Exercise brief :: What are the lines from the one with "Clone this chart in matplotlib." through the one with "ax.spines['bottom'].set_color('#999999')", inclusive? Output them exactly, and leave out the pictures.

-- Start --

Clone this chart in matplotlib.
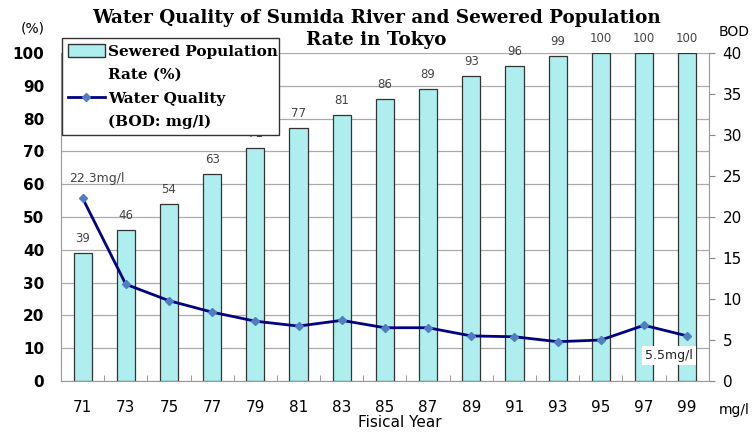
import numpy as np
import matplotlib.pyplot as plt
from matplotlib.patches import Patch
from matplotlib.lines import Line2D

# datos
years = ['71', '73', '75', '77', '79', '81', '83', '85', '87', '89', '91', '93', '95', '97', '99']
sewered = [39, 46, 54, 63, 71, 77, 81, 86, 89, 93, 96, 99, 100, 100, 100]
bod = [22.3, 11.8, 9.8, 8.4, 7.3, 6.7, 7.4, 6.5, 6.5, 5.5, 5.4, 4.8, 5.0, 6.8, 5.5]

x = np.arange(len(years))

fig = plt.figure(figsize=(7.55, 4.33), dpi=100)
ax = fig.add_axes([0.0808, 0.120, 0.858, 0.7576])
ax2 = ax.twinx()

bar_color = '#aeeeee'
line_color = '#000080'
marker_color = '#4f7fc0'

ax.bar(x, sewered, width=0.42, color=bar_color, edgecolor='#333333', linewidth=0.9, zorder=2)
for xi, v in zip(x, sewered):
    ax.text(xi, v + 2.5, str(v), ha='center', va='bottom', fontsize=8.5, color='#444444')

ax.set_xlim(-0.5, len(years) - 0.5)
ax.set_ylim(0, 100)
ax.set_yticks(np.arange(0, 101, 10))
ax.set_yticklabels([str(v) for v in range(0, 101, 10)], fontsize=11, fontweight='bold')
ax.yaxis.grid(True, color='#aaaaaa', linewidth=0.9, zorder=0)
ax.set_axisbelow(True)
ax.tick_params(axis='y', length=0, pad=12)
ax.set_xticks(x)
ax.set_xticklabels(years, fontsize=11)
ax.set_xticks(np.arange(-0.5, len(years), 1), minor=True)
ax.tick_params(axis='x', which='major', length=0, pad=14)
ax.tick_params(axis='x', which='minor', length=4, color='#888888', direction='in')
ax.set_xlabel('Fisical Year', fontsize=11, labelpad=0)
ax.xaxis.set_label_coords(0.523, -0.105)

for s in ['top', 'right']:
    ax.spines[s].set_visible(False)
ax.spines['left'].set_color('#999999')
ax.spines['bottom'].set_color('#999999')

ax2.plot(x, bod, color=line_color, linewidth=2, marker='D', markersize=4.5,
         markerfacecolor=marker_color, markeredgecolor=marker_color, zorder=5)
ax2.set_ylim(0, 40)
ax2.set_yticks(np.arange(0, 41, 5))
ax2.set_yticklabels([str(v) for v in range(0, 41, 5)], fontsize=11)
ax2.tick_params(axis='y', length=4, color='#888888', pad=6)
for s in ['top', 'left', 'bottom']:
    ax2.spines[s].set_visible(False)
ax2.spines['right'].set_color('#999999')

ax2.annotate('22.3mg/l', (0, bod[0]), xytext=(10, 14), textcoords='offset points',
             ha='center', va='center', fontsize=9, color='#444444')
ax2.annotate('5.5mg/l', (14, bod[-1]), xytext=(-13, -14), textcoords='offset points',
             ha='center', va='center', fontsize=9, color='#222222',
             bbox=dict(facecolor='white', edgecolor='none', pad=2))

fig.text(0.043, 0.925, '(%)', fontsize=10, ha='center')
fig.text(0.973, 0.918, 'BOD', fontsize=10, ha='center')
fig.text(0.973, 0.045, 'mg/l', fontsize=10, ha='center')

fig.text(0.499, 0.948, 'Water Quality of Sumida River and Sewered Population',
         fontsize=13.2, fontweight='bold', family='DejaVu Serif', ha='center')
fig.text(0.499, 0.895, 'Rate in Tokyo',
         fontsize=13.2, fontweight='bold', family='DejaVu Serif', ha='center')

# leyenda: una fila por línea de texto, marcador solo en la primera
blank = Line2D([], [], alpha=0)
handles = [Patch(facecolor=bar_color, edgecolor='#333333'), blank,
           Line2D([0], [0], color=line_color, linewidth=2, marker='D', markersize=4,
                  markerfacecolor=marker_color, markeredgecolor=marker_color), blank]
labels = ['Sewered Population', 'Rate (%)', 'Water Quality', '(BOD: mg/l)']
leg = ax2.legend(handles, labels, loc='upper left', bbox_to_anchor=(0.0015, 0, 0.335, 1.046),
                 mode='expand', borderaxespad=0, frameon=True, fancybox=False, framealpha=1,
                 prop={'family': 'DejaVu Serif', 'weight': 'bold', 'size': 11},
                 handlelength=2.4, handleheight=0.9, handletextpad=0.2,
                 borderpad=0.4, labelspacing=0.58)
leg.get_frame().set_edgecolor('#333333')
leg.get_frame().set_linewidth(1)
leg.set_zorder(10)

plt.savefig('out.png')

-- End --
-- Start --

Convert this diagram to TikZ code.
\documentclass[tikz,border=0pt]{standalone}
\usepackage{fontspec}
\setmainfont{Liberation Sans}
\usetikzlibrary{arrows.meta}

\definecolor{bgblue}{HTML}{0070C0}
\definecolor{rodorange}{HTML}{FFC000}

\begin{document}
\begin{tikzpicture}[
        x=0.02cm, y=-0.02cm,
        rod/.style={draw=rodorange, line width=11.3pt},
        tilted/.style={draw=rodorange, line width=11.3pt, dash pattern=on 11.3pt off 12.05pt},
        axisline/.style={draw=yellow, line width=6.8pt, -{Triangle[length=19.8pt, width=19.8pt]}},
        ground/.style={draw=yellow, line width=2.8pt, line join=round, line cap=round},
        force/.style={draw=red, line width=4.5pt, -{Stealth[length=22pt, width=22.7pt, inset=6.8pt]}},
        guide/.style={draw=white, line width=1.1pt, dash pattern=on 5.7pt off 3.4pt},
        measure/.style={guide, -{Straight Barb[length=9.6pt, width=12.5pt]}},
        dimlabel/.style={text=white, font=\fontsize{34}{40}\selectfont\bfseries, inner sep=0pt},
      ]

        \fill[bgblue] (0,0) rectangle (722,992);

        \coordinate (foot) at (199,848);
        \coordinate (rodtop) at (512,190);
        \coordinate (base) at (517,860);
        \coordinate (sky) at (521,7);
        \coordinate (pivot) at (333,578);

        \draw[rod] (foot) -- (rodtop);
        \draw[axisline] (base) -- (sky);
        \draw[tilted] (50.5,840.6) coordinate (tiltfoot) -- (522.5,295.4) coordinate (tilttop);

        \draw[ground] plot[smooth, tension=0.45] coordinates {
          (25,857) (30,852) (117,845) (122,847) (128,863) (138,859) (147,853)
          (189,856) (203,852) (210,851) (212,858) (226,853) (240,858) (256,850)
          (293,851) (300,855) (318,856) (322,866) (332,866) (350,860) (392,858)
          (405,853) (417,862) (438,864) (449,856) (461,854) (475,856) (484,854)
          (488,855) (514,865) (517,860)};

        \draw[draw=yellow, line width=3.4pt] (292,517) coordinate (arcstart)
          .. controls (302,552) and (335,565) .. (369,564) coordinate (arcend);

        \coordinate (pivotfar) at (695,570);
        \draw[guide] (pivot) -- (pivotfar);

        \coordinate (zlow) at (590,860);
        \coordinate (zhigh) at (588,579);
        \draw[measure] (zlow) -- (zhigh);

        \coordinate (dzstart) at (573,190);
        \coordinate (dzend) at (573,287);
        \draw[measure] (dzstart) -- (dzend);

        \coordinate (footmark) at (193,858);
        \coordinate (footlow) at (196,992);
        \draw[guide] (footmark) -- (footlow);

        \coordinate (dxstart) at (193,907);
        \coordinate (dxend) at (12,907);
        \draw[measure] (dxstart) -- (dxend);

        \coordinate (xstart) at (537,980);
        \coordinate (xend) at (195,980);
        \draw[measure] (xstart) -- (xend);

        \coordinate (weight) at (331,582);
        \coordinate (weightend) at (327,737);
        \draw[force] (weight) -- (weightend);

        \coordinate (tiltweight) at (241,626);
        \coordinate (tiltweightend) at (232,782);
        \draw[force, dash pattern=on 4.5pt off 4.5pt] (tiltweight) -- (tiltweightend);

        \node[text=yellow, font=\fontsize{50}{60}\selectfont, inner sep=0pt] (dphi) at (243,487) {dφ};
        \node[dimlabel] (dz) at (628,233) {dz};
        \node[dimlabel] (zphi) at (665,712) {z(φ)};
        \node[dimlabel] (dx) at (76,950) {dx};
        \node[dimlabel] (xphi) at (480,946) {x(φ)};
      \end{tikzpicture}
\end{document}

-- End --

Result ::
Clone this chart in matplotlib.
import numpy as np
import matplotlib.pyplot as plt
from matplotlib.patches import Patch
from matplotlib.lines import Line2D

# datos
years = ['71', '73', '75', '77', '79', '81', '83', '85', '87', '89', '91', '93', '95', '97', '99']
sewered = [39, 46, 54, 63, 71, 77, 81, 86, 89, 93, 96, 99, 100, 100, 100]
bod = [22.3, 11.8, 9.8, 8.4, 7.3, 6.7, 7.4, 6.5, 6.5, 5.5, 5.4, 4.8, 5.0, 6.8, 5.5]

x = np.arange(len(years))

fig = plt.figure(figsize=(7.55, 4.33), dpi=100)
ax = fig.add_axes([0.0808, 0.120, 0.858, 0.7576])
ax2 = ax.twinx()

bar_color = '#aeeeee'
line_color = '#000080'
marker_color = '#4f7fc0'

ax.bar(x, sewered, width=0.42, color=bar_color, edgecolor='#333333', linewidth=0.9, zorder=2)
for xi, v in zip(x, sewered):
    ax.text(xi, v + 2.5, str(v), ha='center', va='bottom', fontsize=8.5, color='#444444')

ax.set_xlim(-0.5, len(years) - 0.5)
ax.set_ylim(0, 100)
ax.set_yticks(np.arange(0, 101, 10))
ax.set_yticklabels([str(v) for v in range(0, 101, 10)], fontsize=11, fontweight='bold')
ax.yaxis.grid(True, color='#aaaaaa', linewidth=0.9, zorder=0)
ax.set_axisbelow(True)
ax.tick_params(axis='y', length=0, pad=12)
ax.set_xticks(x)
ax.set_xticklabels(years, fontsize=11)
ax.set_xticks(np.arange(-0.5, len(years), 1), minor=True)
ax.tick_params(axis='x', which='major', length=0, pad=14)
ax.tick_params(axis='x', which='minor', length=4, color='#888888', direction='in')
ax.set_xlabel('Fisical Year', fontsize=11, labelpad=0)
ax.xaxis.set_label_coords(0.523, -0.105)

for s in ['top', 'right']:
    ax.spines[s].set_visible(False)
ax.spines['left'].set_color('#999999')
ax.spines['bottom'].set_color('#999999')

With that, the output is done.